-- START OF Supplied material --

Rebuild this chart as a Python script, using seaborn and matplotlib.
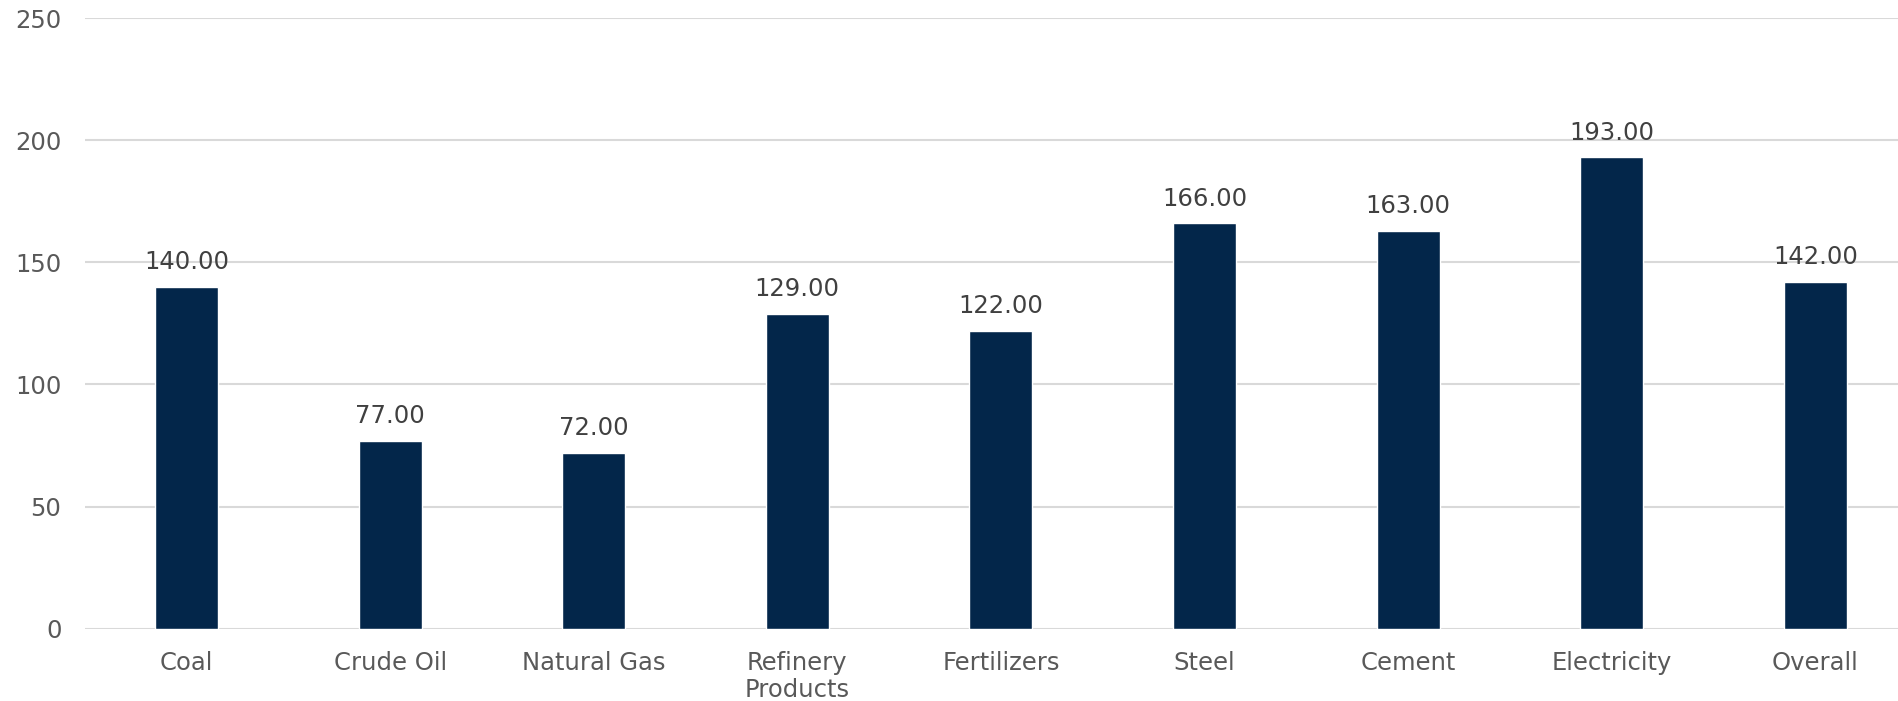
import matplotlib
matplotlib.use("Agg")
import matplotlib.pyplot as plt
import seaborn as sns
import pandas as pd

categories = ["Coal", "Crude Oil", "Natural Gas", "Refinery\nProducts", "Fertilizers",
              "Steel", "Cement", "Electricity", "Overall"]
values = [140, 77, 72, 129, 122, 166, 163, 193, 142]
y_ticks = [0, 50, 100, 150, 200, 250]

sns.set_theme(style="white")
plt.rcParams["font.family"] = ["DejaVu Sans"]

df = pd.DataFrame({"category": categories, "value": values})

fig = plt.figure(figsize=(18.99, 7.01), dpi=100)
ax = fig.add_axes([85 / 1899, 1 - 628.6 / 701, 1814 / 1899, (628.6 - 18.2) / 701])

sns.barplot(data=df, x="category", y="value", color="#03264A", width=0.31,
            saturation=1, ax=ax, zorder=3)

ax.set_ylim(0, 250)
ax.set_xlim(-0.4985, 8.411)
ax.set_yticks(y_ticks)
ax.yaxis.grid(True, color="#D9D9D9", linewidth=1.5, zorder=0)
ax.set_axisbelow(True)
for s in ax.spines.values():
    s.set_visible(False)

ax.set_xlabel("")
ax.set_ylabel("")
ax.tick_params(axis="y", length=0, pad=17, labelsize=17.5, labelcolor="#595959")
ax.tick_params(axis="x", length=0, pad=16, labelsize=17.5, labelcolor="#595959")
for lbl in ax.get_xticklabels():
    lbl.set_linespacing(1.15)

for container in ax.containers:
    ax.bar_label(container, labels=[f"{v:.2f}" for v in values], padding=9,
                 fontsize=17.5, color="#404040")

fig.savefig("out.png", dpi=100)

-- END OF Supplied material --

**Problem statement**. Without the pictures, output the full listing exactly as it stands.

**Response to this task**.
Rebuild this chart as a Python script, using seaborn and matplotlib.
import matplotlib
matplotlib.use("Agg")
import matplotlib.pyplot as plt
import seaborn as sns
import pandas as pd

categories = ["Coal", "Crude Oil", "Natural Gas", "Refinery\nProducts", "Fertilizers",
              "Steel", "Cement", "Electricity", "Overall"]
values = [140, 77, 72, 129, 122, 166, 163, 193, 142]
y_ticks = [0, 50, 100, 150, 200, 250]

sns.set_theme(style="white")
plt.rcParams["font.family"] = ["DejaVu Sans"]

df = pd.DataFrame({"category": categories, "value": values})

fig = plt.figure(figsize=(18.99, 7.01), dpi=100)
ax = fig.add_axes([85 / 1899, 1 - 628.6 / 701, 1814 / 1899, (628.6 - 18.2) / 701])

sns.barplot(data=df, x="category", y="value", color="#03264A", width=0.31,
            saturation=1, ax=ax, zorder=3)

ax.set_ylim(0, 250)
ax.set_xlim(-0.4985, 8.411)
ax.set_yticks(y_ticks)
ax.yaxis.grid(True, color="#D9D9D9", linewidth=1.5, zorder=0)
ax.set_axisbelow(True)
for s in ax.spines.values():
    s.set_visible(False)

ax.set_xlabel("")
ax.set_ylabel("")
ax.tick_params(axis="y", length=0, pad=17, labelsize=17.5, labelcolor="#595959")
ax.tick_params(axis="x", length=0, pad=16, labelsize=17.5, labelcolor="#595959")
for lbl in ax.get_xticklabels():
    lbl.set_linespacing(1.15)

for container in ax.containers:
    ax.bar_label(container, labels=[f"{v:.2f}" for v in values], padding=9,
                 fontsize=17.5, color="#404040")

fig.savefig("out.png", dpi=100)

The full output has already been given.